A numerical approach for hydrodynamic performance evaluation of multi-degree-of-freedom floating oscillating water column (OWC) devices

Abstract

A numerical approach has been developed in this study for hydrodynamic analysis of complex-shaped oscillating water column (OWC) converters. Physically, in the circumstance when the device is free to move or moored in waves, the airflow movement inside the chamber is coupled tightly with the changing of the internal fluid surface and the hydrodynamic response of the device. By taking these coupling effects into account, appropriate boundary integral equations are formulated with supplemental theoretical relations. The boundary value problem is then solved using a higher-order boundary element method (HOBEM).

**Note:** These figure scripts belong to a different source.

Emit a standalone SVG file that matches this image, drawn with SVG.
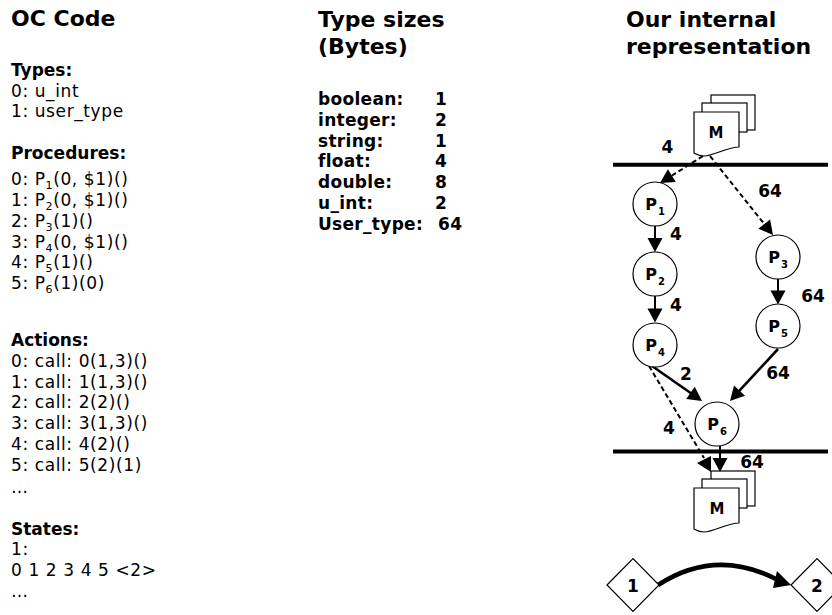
<svg xmlns="http://www.w3.org/2000/svg" xmlns:xlink="http://www.w3.org/1999/xlink" width="832" height="615" viewBox="0 0 832 615">
<style>
text{font-family:"DejaVu Sans","Verdana",sans-serif;fill:#000}
.title{font-size:22px;font-weight:bold}
.hd{font-size:17px;font-weight:bold}
.tx{font-size:17px;letter-spacing:0.6px}
.bt{font-size:17px;font-weight:bold;letter-spacing:0.3px}
.lbl{font-size:17px;font-weight:bold;text-anchor:middle}
.nl{font-size:16px;font-weight:bold;text-anchor:middle}
.sub{font-size:11px}
.nsub{font-size:10px}
.node{fill:#fff;stroke:#000;stroke-width:1.2}
.page{fill:#fff;stroke:#000;stroke-width:1.2}
.solid{stroke:#000;stroke-width:2;fill:none}
.thick{stroke:#000;stroke-width:2.6;fill:none}
.dash{stroke:#000;stroke-width:2;stroke-dasharray:5 3;fill:none}
.bar{stroke:#000;stroke-width:4}
.head{fill:#000;stroke:none}
</style>
<defs>
<g id="doc">
<rect class="page" x="17" y="-17" width="44" height="35"/>
<rect class="page" x="8" y="-9" width="45" height="29"/>
<path class="page" d="M0,0 H45 V35 C33,35 20,44 10,44 C5,44 2,42 0,41 Z"/>
</g>
</defs>

<g id="oc-code">
<text class="title" x="11" y="26">OC Code</text>
<text class="hd" x="11" y="76">Types:</text>
<text class="tx" x="11" y="97">0: u_int</text>
<text class="tx" x="11" y="117">1: user_type</text>
<text class="hd" x="11" y="159">Procedures:</text>
<text class="tx" x="11" y="185">0: P<tspan class="sub" dy="4">1</tspan><tspan dy="-4">(0, $1)()</tspan></text>
<text class="tx" x="11" y="206">1: P<tspan class="sub" dy="4">2</tspan><tspan dy="-4">(0, $1)()</tspan></text>
<text class="tx" x="11" y="226.5">2: P<tspan class="sub" dy="4">3</tspan><tspan dy="-4">(1)()</tspan></text>
<text class="tx" x="11" y="247.5">3: P<tspan class="sub" dy="4">4</tspan><tspan dy="-4">(0, $1)()</tspan></text>
<text class="tx" x="11" y="268">4: P<tspan class="sub" dy="4">5</tspan><tspan dy="-4">(1)()</tspan></text>
<text class="tx" x="11" y="288.5">5: P<tspan class="sub" dy="4">6</tspan><tspan dy="-4">(1)(0)</tspan></text>
<text class="hd" x="11" y="345.5">Actions:</text>
<text class="tx" x="11" y="366.5">0: call: 0(1,3)()</text>
<text class="tx" x="11" y="387.5">1: call: 1(1,3)()</text>
<text class="tx" x="11" y="408">2: call: 2(2)()</text>
<text class="tx" x="11" y="429">3: call: 3(1,3)()</text>
<text class="tx" x="11" y="450">4: call: 4(2)()</text>
<text class="tx" x="11" y="470.5">5: call: 5(2)(1)</text>
<text class="tx" x="11" y="492.5">…</text>
<text class="hd" x="11" y="534.5">States:</text>
<text class="tx" x="11" y="555">1:</text>
<text class="tx" x="11" y="576">0 1 2 3 4 5 &lt;2&gt;</text>
<text class="tx" x="11" y="596.5">…</text>
</g>

<g id="type-sizes">
<text class="title" x="318" y="26.5">Type sizes</text>
<text class="title" x="318" y="54">(Bytes)</text>
<text class="bt" x="318" y="105">boolean:</text><text class="bt" x="435" y="105">1</text>
<text class="bt" x="318" y="125.5">integer:</text><text class="bt" x="435" y="125.5">2</text>
<text class="bt" x="318" y="146.5">string:</text><text class="bt" x="435" y="146.5">1</text>
<text class="bt" x="318" y="167">float:</text><text class="bt" x="435" y="167">4</text>
<text class="bt" x="318" y="188">double:</text><text class="bt" x="435" y="188">8</text>
<text class="bt" x="318" y="208.5">u_int:</text><text class="bt" x="435" y="208.5">2</text>
<text class="bt" x="318" y="229.5">User_type:</text><text class="bt" x="438" y="229.5">64</text>
</g>

<g id="repr-title">
<text class="title" x="626" y="26.5">Our internal</text>
<text class="title" x="626" y="53.5">representation</text>
</g>

<g id="bars">
<line class="bar" x1="613" y1="164.7" x2="828" y2="164.7"/>
<line class="bar" x1="613" y1="451.5" x2="828" y2="451.5"/>
</g>

<g id="connectors">
<line class="dash" x1="703" y1="156" x2="672" y2="175.5"/>
<polygon class="head" points="660,183 667.9,169.2 675.9,181.9"/>
<line class="dash" x1="710" y1="156" x2="764.3" y2="224"/>
<polygon class="head" points="773,235 758.4,228.7 770.1,219.4"/>
<line class="solid" x1="655" y1="226" x2="655" y2="239"/>
<polygon class="head" points="655,252 647.5,238 662.5,238"/>
<line class="solid" x1="655" y1="296" x2="655" y2="309.5"/>
<polygon class="head" points="655,322.5 647.5,308.5 662.5,308.5"/>
<line class="solid" x1="778" y1="279" x2="778" y2="291.5"/>
<polygon class="head" points="778,304.5 770.5,290.5 785.5,290.5"/>
<line class="thick" x1="652" y1="366" x2="691" y2="393.3"/>
<polygon class="head" points="702,401 686.2,399.1 694.8,386.8"/>
<line class="thick" x1="778" y1="349" x2="739" y2="391.2"/>
<polygon class="head" points="730,401 734,385.6 745,395.8"/>
<line class="dash" x1="649" y1="366" x2="704" y2="458"/>
<polygon class="head" points="697,463 711,456 711,472"/>
<line class="solid" x1="720" y1="446" x2="720" y2="459"/>
<polygon class="head" points="720,472 712.5,458 727.5,458"/>
<path d="M658,585 Q715,548 776,579" stroke="#000" stroke-width="4.5" fill="none"/>
<polygon class="head" points="791,585 777,571 773,588"/>
</g>

<g id="edge-labels">
<text class="lbl" x="667.5" y="153">4</text>
<text class="lbl" x="770" y="197">64</text>
<text class="lbl" x="676" y="240">4</text>
<text class="lbl" x="676" y="311">4</text>
<text class="lbl" x="813" y="302">64</text>
<text class="lbl" x="686" y="380">2</text>
<text class="lbl" x="778" y="379">64</text>
<text class="lbl" x="669" y="434">4</text>
<text class="lbl" x="752" y="468">64</text>
</g>

<g id="M-in">
<use xlink:href="#doc" x="694" y="112"/>
<text class="nl" x="716" y="137.5" style="font-size:15px">M</text>
</g>
<g id="M-out">
<use xlink:href="#doc" x="694" y="488"/>
<text class="nl" x="717" y="513.5" style="font-size:15px">M</text>
</g>

<g id="P1"><circle class="node" cx="655" cy="204" r="22"/><text class="nl" x="655" y="210">P<tspan class="nsub" dy="5" dx="1">1</tspan></text></g>
<g id="P2"><circle class="node" cx="655" cy="274" r="22"/><text class="nl" x="655" y="280">P<tspan class="nsub" dy="5" dx="1">2</tspan></text></g>
<g id="P4"><circle class="node" cx="655" cy="345" r="22"/><text class="nl" x="655" y="351">P<tspan class="nsub" dy="5" dx="1">4</tspan></text></g>
<g id="P3"><circle class="node" cx="778" cy="257" r="22"/><text class="nl" x="778" y="263">P<tspan class="nsub" dy="5" dx="1">3</tspan></text></g>
<g id="P5"><circle class="node" cx="778" cy="326" r="22"/><text class="nl" x="778" y="332">P<tspan class="nsub" dy="5" dx="1">5</tspan></text></g>
<g id="P6"><circle class="node" cx="717" cy="424" r="22"/><text class="nl" x="717" y="430">P<tspan class="nsub" dy="5" dx="1">6</tspan></text></g>

<g id="S1"><polygon class="node" points="607,585 633,558.5 659,585 633,611.5"/><text class="lbl" x="633" y="592">1</text></g>
<g id="S2"><polygon class="node" points="791,585 817,558.5 843,585 817,611.5"/><text class="lbl" x="817" y="592">2</text></g>
</svg>
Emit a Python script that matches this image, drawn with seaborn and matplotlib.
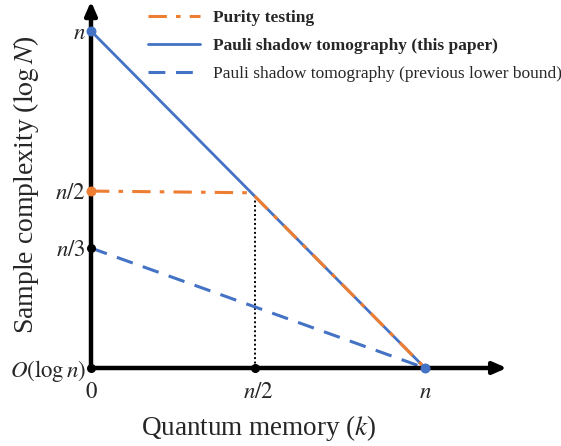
import matplotlib
matplotlib.use("Agg")
import matplotlib.pyplot as plt
import seaborn as sns

sns.set_style("white")
plt.rcParams['font.family'] = ['Liberation Serif', 'DejaVu Serif']
plt.rcParams['mathtext.fontset'] = 'stix'

# Data (memory k and sample complexity, both in units of n)
shadow_k = [0.0, 1.0]
shadow_N = [1.0, 0.0]
purity_k = [0.0, 0.48, 1.0]
purity_N = [0.525, 0.52, 0.0]
prev_k = [0.0, 1.0]
prev_N = [0.356, 0.0]
split_k = 0.49

xtick_vals = [0.0, 0.5, 1.0]
xtick_labels = ['$0$', '$n/2$', '$n$']
ytick_vals = [0.0, 0.356, 0.525, 1.0]
ytick_labels = [r'$O(\log n)$', '$n/3$', '$n/2$', '$n$']

legend_labels = ['Purity testing', 'Pauli shadow tomography (this paper)',
                 'Pauli shadow tomography (previous lower bound)']

ORANGE = '#ED7D31'
BLUE = '#4472C4'

fig = plt.figure(figsize=(5.61, 4.46), dpi=100)
W, H = 561, 446
ax = fig.add_axes([91 / W, (H - 368) / H, 334 / W, 337 / H])
ax.set_xlim(0, 1)
ax.set_ylim(0, 1)
for s in ax.spines.values():
    s.set_visible(False)

# dotted vertical guide
ax.plot([split_k, split_k], [0, 1 - split_k], color='black', lw=1.4,
        linestyle=(0, (1, 1.3)), zorder=2)

sns.lineplot(x=purity_k, y=purity_N, ax=ax, color=ORANGE, lw=2.2,
             label=legend_labels[0], zorder=4)
sns.lineplot(x=shadow_k, y=shadow_N, ax=ax, color=BLUE, lw=2.0,
             label=legend_labels[1], zorder=3)
sns.lineplot(x=prev_k, y=prev_N, ax=ax, color=BLUE, lw=2.2,
             label=legend_labels[2], zorder=3)
lines = ax.get_lines()
lines[1].set_linestyle((0, (6, 3, 1.5, 3)))
lines[1].set_zorder(5)
lines[3].set_linestyle((0, (5.5, 3.5)))

# axes arrows
ax.annotate('', xy=(1.245, 0), xytext=(0, 0), annotation_clip=False,
            arrowprops=dict(arrowstyle='-|>,head_length=0.8,head_width=0.35',
                            color='black', lw=3.2, shrinkA=0, shrinkB=0))
ax.annotate('', xy=(0, 1.088), xytext=(0, 0), annotation_clip=False,
            arrowprops=dict(arrowstyle='-|>,head_length=0.8,head_width=0.35',
                            color='black', lw=3.2, shrinkA=0, shrinkB=0))

# dots
ax.scatter([0, 1], [1, 0], color=BLUE, s=38, zorder=6, clip_on=False)
ax.scatter([0], [purity_N[0]], color=ORANGE, s=38, zorder=6, clip_on=False)
ax.scatter([0, 0, split_k], [0, prev_N[0], 0], color='black', s=30, zorder=6,
           clip_on=False)

ax.set_xticks(xtick_vals)
ax.set_xticklabels(xtick_labels, fontsize=16.5)
ax.set_yticks(ytick_vals)
ax.set_yticklabels(ytick_labels, fontsize=16.5)
ax.tick_params(axis='x', length=0, pad=10)
ax.tick_params(axis='y', length=0, pad=3.5)

ax.set_xlabel('Quantum memory ($k$)', fontsize=19.5, va='center')
ax.xaxis.set_label_coords(0.503, -0.178)
ax.set_ylabel(r'Sample complexity ($\log N$)', fontsize=20, va='center')
ax.yaxis.set_label_coords(-0.195, 0.543)

leg = ax.legend(loc='upper left', bbox_to_anchor=(0.129, 1.105), frameon=False,
                fontsize=12.5, handlelength=3.0, handletextpad=0.75,
                labelspacing=0.7, borderpad=0.3)
for i, t in enumerate(leg.get_texts()):
    if i < 2:
        t.set_fontweight('bold')

fig.savefig('out.png', dpi=100)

After obtaining the wave force and dynamic air force, the coupled motions and hydrodynamic efficiency are evaluated by integration. In particular, unlike conventional methods limited to fixed OWCs, the proposed method is proved applicable to those floating with coupled rigid-body motions. An optimal turbine parameter is hence mathematically derived to maximise the wave power absorption. Besides the linear quantities, nonlinear wave drift loads are evaluated via a newly derived formulation that accounts for the far-field contribution and the oscillating air pressure over the internal fluid surface. Based on the above methodology and the resulting tool, numerical studies are carried out for three cylindrical OWC scenarios that are floating in waves, attached by a reflector and connected to a submerged caisson, respectively. Different modes of body motion and typical free-surface oscillation modes in the chamber are analysed and discussed. It is found that, for an OWC with an attached arc-shaped reflector or connected to a submerged caisson, its wave power absorption can be characterised by a series of apparent peaks which are associated with the resonant internal fluid and in close proximity to the resonance frequencies of body motions involving surge, heave or pitch. Numerical results also indicate the benefits of floating OWCs from the coupled rigid-body motion modes and OWC’s resonance, expanding the frequency range of efficient conversion and improving the device’s adaptability to variable oceanic environments.